EXERCISE OBJECTIVE
Return all of the data exactly as written, without the pictures.

SUPPLIED INFORMATION
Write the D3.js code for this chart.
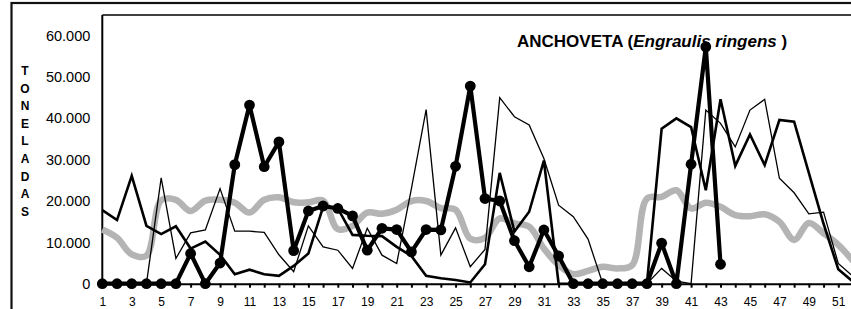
<!DOCTYPE html>
<html>
  <head>
    <meta charset="utf-8">
    <title>Anchoveta (Engraulis ringens)</title>
    <script src="https://cdn.jsdelivr.net/npm/d3@7"></script>
    <style>
      body { margin: 0; background: #fff; }
      svg { display: block; font-family: Arial, "Liberation Sans", sans-serif; }
      .axis path, .axis line { stroke: #000; stroke-width: 2; }
      .axis text { fill: #000; }
    </style>
  </head>
  <body>
    <svg id="chart" width="851" height="309"></svg>
    <script>
      // semanas del año
      semanas = [1, 2, 3, 4, 5, 6, 7, 8, 9, 10, 11, 12, 13, 14, 15, 16, 17, 18, 19, 20,
        21, 22, 23, 24, 25, 26, 27, 28, 29, 30, 31, 32, 33, 34, 35, 36, 37, 38, 39, 40,
        41, 42, 43, 44, 45, 46, 47, 48, 49, 50, 51, 52];
      // toneladas por semana
      serieMarcas = [0, 0, 0, 0, 0, 0, 7300, 0, 5000, 28800, 43200, 28300, 34300, 8000, 17600, 18800,
        18200, 16400, 8100, 13400, 13100, 7700, 13100, 13000, 28400, 47800, 20600, 20000, 10400,
        4100, 13000, 6700, 0, 0, 0, 0, 0, 0, 9800, 0, 28900, 57300, 4700];
      serieGruesa = [17800, 15400, 26100, 14000, 12000, 13900, 8500, 10200, 7000, 2300, 3400, 2300,
        1900, 4300, 7300, 18600, 18200, 11800, 11600, 11500, 8900, 6700, 1900, 1300, 900, 300,
        4700, 26800, 12600, 17400, 29800, 0, 0, 0, 0, 0, 0, 0, 37500, 40000, 37900, 22600, 44600,
        28500, 36100, 28700, 39600, 39200, 26800, 14500, 3500, 500];
      serieFina = [0, 0, 0, 0, 25600, 6100, 12300, 13000, 23000, 12700, 12700, 12400, 7000, 2900,
        14000, 8900, 8100, 3700, 13400, 6900, 4900, 23000, 42100, 6900, 13500, 4100, 8300, 45000,
        40400, 38400, 30300, 19000, 16200, 10800, 0, 0, 0, 0, 3700, 600, 0, 42000, 38800, 33100,
        42000, 44600, 25500, 22000, 16900, 17300, 4900, 1800];
      seriePromedio = [13100, 11100, 7100, 6800, 20200, 20300, 17600, 20100, 20300, 19600, 17200,
        20300, 20900, 19700, 19700, 20100, 13200, 14000, 17200, 16900, 17900, 20000, 20000, 18300,
        17900, 10900, 11100, 15800, 14600, 13800, 8500, 4500, 2300, 3100, 4100, 3700, 4500, 20600,
        21000, 22600, 18200, 19600, 18600, 16600, 16300, 16800, 15000, 10600, 14700, 12200, 9400, 5500];
      yTicks = [0, 10000, 20000, 30000, 40000, 50000, 60000];
      ejeTitulo = "TONELADAS";

      // page elements
      chart = d3.select("#chart");
      margin = { top: 15, left: 102.3, bottom: 283.7, right: 853 };
      x = d3.scalePoint()
        .domain(semanas)
        .range([margin.left, margin.right]);
      y = d3.scaleLinear()
        .domain([0, 65000])
        .range([margin.bottom, margin.top]);
      miles = d3.formatLocale({ decimal: ",", thousands: ".", grouping: [3], currency: ["", ""] })
        .format(",");

      // outer frame and plot frame
      chart.append("rect")
        .attr("x", 11.5).attr("y", 3)
        .attr("width", 900).attr("height", 400)
        .attr("fill", "none").attr("stroke", "#111").attr("stroke-width", 2.2);
      chart.append("line")
        .attr("x1", margin.left).attr("x2", 900)
        .attr("y1", margin.top).attr("y2", margin.top)
        .attr("stroke", "#000").attr("stroke-width", 1.6);

      // title
      title = chart.append("text")
        .attr("x", 517).attr("y", 47)
        .attr("font-size", 17).attr("font-weight", "bold");
      title.append("tspan").text("ANCHOVETA (");
      title.append("tspan").attr("font-style", "italic").text("Engraulis ringens");
      title.append("tspan").text(" )");

      // y axis title, one letter per row
      chart.append("g")
        .selectAll("text")
          .data(ejeTitulo.split(""))
        .enter().append("text")
          .attr("x", 25)
          .attr("y", function(d, i) { return 75 + i * 17.6; })
          .attr("text-anchor", "middle")
          .attr("font-size", 12)
          .attr("font-weight", "bold")
          .text(function(d) { return d; });

      // axes
      yAxis = d3.axisLeft(y)
        .tickValues(yTicks)
        .tickSize(0)
        .tickPadding(12)
        .tickFormat(miles);
      chart.append("g")
        .attr("class", "axis")
        .attr("transform", "translate(" + margin.left + ",0)")
        .call(yAxis)
        .call(function(g) { g.select(".domain").attr("d", "M0," + margin.bottom + "V" + margin.top); })
        .selectAll("text").attr("font-size", 14.5);
      xAxis = d3.axisBottom(x)
        .tickSizeInner(4)
        .tickSizeOuter(0)
        .tickPadding(10)
        .tickFormat(function(d) { return d % 2 ? d : ""; });
      chart.append("g")
        .attr("class", "axis")
        .attr("transform", "translate(0," + margin.bottom + ")")
        .call(xAxis)
        .selectAll("text").attr("font-size", 12);

      // lines
      line = d3.line()
        .x(function(d, i) { return x(semanas[i]); })
        .y(function(d) { return y(d); });
      chart.append("path")
        .attr("d", line.curve(d3.curveCatmullRom)(seriePromedio))
        .attr("fill", "none").attr("stroke", "#b4b4b4").attr("stroke-width", 6.5);
      line.curve(d3.curveLinear);
      chart.append("path")
        .attr("d", line(serieFina))
        .attr("fill", "none").attr("stroke", "#000").attr("stroke-width", 1.3);
      chart.append("path")
        .attr("d", line(serieGruesa))
        .attr("fill", "none").attr("stroke", "#000").attr("stroke-width", 2.6);
      chart.append("path")
        .attr("d", line(serieMarcas))
        .attr("fill", "none").attr("stroke", "#000").attr("stroke-width", 4.2)
        .attr("stroke-linejoin", "round");
      chart.append("g")
        .selectAll("circle")
          .data(serieMarcas)
        .enter().append("circle")
          .attr("cx", function(d, i) { return x(semanas[i]); })
          .attr("cy", function(d) { return y(d); })
          .attr("r", 5.4)
          .attr("fill", "#000");
    </script>
  </body>
</html>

FULL ANSWER
Write the D3.js code for this chart.
<!DOCTYPE html>
<html>
  <head>
    <meta charset="utf-8">
    <title>Anchoveta (Engraulis ringens)</title>
    <script src="https://cdn.jsdelivr.net/npm/d3@7"></script>
    <style>
      body { margin: 0; background: #fff; }
      svg { display: block; font-family: Arial, "Liberation Sans", sans-serif; }
      .axis path, .axis line { stroke: #000; stroke-width: 2; }
      .axis text { fill: #000; }
    </style>
  </head>
  <body>
    <svg id="chart" width="851" height="309"></svg>
    <script>
      // semanas del año
      semanas = [1, 2, 3, 4, 5, 6, 7, 8, 9, 10, 11, 12, 13, 14, 15, 16, 17, 18, 19, 20,
        21, 22, 23, 24, 25, 26, 27, 28, 29, 30, 31, 32, 33, 34, 35, 36, 37, 38, 39, 40,
        41, 42, 43, 44, 45, 46, 47, 48, 49, 50, 51, 52];
      // toneladas por semana
      serieMarcas = [0, 0, 0, 0, 0, 0, 7300, 0, 5000, 28800, 43200, 28300, 34300, 8000, 17600, 18800,
        18200, 16400, 8100, 13400, 13100, 7700, 13100, 13000, 28400, 47800, 20600, 20000, 10400,
        4100, 13000, 6700, 0, 0, 0, 0, 0, 0, 9800, 0, 28900, 57300, 4700];
      serieGruesa = [17800, 15400, 26100, 14000, 12000, 13900, 8500, 10200, 7000, 2300, 3400, 2300,
        1900, 4300, 7300, 18600, 18200, 11800, 11600, 11500, 8900, 6700, 1900, 1300, 900, 300,
        4700, 26800, 12600, 17400, 29800, 0, 0, 0, 0, 0, 0, 0, 37500, 40000, 37900, 22600, 44600,
        28500, 36100, 28700, 39600, 39200, 26800, 14500, 3500, 500];
      serieFina = [0, 0, 0, 0, 25600, 6100, 12300, 13000, 23000, 12700, 12700, 12400, 7000, 2900,
        14000, 8900, 8100, 3700, 13400, 6900, 4900, 23000, 42100, 6900, 13500, 4100, 8300, 45000,
        40400, 38400, 30300, 19000, 16200, 10800, 0, 0, 0, 0, 3700, 600, 0, 42000, 38800, 33100,
        42000, 44600, 25500, 22000, 16900, 17300, 4900, 1800];
      seriePromedio = [13100, 11100, 7100, 6800, 20200, 20300, 17600, 20100, 20300, 19600, 17200,
        20300, 20900, 19700, 19700, 20100, 13200, 14000, 17200, 16900, 17900, 20000, 20000, 18300,
        17900, 10900, 11100, 15800, 14600, 13800, 8500, 4500, 2300, 3100, 4100, 3700, 4500, 20600,
        21000, 22600, 18200, 19600, 18600, 16600, 16300, 16800, 15000, 10600, 14700, 12200, 9400, 5500];
      yTicks = [0, 10000, 20000, 30000, 40000, 50000, 60000];
      ejeTitulo = "TONELADAS";

      // page elements
      chart = d3.select("#chart");
      margin = { top: 15, left: 102.3, bottom: 283.7, right: 853 };
      x = d3.scalePoint()
        .domain(semanas)
        .range([margin.left, margin.right]);
      y = d3.scaleLinear()
        .domain([0, 65000])
        .range([margin.bottom, margin.top]);
      miles = d3.formatLocale({ decimal: ",", thousands: ".", grouping: [3], currency: ["", ""] })
        .format(",");

      // outer frame and plot frame
      chart.append("rect")
        .attr("x", 11.5).attr("y", 3)
        .attr("width", 900).attr("height", 400)
        .attr("fill", "none").attr("stroke", "#111").attr("stroke-width", 2.2);
      chart.append("line")
        .attr("x1", margin.left).attr("x2", 900)
        .attr("y1", margin.top).attr("y2", margin.top)
        .attr("stroke", "#000").attr("stroke-width", 1.6);

      // title
      title = chart.append("text")
        .attr("x", 517).attr("y", 47)
        .attr("font-size", 17).attr("font-weight", "bold");
      title.append("tspan").text("ANCHOVETA (");
      title.append("tspan").attr("font-style", "italic").text("Engraulis ringens");
      title.append("tspan").text(" )");

      // y axis title, one letter per row
      chart.append("g")
        .selectAll("text")
          .data(ejeTitulo.split(""))
        .enter().append("text")
          .attr("x", 25)
          .attr("y", function(d, i) { return 75 + i * 17.6; })
          .attr("text-anchor", "middle")
          .attr("font-size", 12)
          .attr("font-weight", "bold")
          .text(function(d) { return d; });

      // axes
      yAxis = d3.axisLeft(y)
        .tickValues(yTicks)
        .tickSize(0)
        .tickPadding(12)
        .tickFormat(miles);
      chart.append("g")
        .attr("class", "axis")
        .attr("transform", "translate(" + margin.left + ",0)")
        .call(yAxis)
        .call(function(g) { g.select(".domain").attr("d", "M0," + margin.bottom + "V" + margin.top); })
        .selectAll("text").attr("font-size", 14.5);
      xAxis = d3.axisBottom(x)
        .tickSizeInner(4)
        .tickSizeOuter(0)
        .tickPadding(10)
        .tickFormat(function(d) { return d % 2 ? d : ""; });
      chart.append("g")
        .attr("class", "axis")
        .attr("transform", "translate(0," + margin.bottom + ")")
        .call(xAxis)
        .selectAll("text").attr("font-size", 12);

      // lines
      line = d3.line()
        .x(function(d, i) { return x(semanas[i]); })
        .y(function(d) { return y(d); });
      chart.append("path")
        .attr("d", line.curve(d3.curveCatmullRom)(seriePromedio))
        .attr("fill", "none").attr("stroke", "#b4b4b4").attr("stroke-width", 6.5);
      line.curve(d3.curveLinear);
      chart.append("path")
        .attr("d", line(serieFina))
        .attr("fill", "none").attr("stroke", "#000").attr("stroke-width", 1.3);
      chart.append("path")
        .attr("d", line(serieGruesa))
        .attr("fill", "none").attr("stroke", "#000").attr("stroke-width", 2.6);
      chart.append("path")
        .attr("d", line(serieMarcas))
        .attr("fill", "none").attr("stroke", "#000").attr("stroke-width", 4.2)
        .attr("stroke-linejoin", "round");
      chart.append("g")
        .selectAll("circle")
          .data(serieMarcas)
        .enter().append("circle")
          .attr("cx", function(d, i) { return x(semanas[i]); })
          .attr("cy", function(d) { return y(d); })
          .attr("r", 5.4)
          .attr("fill", "#000");
    </script>
  </body>
</html>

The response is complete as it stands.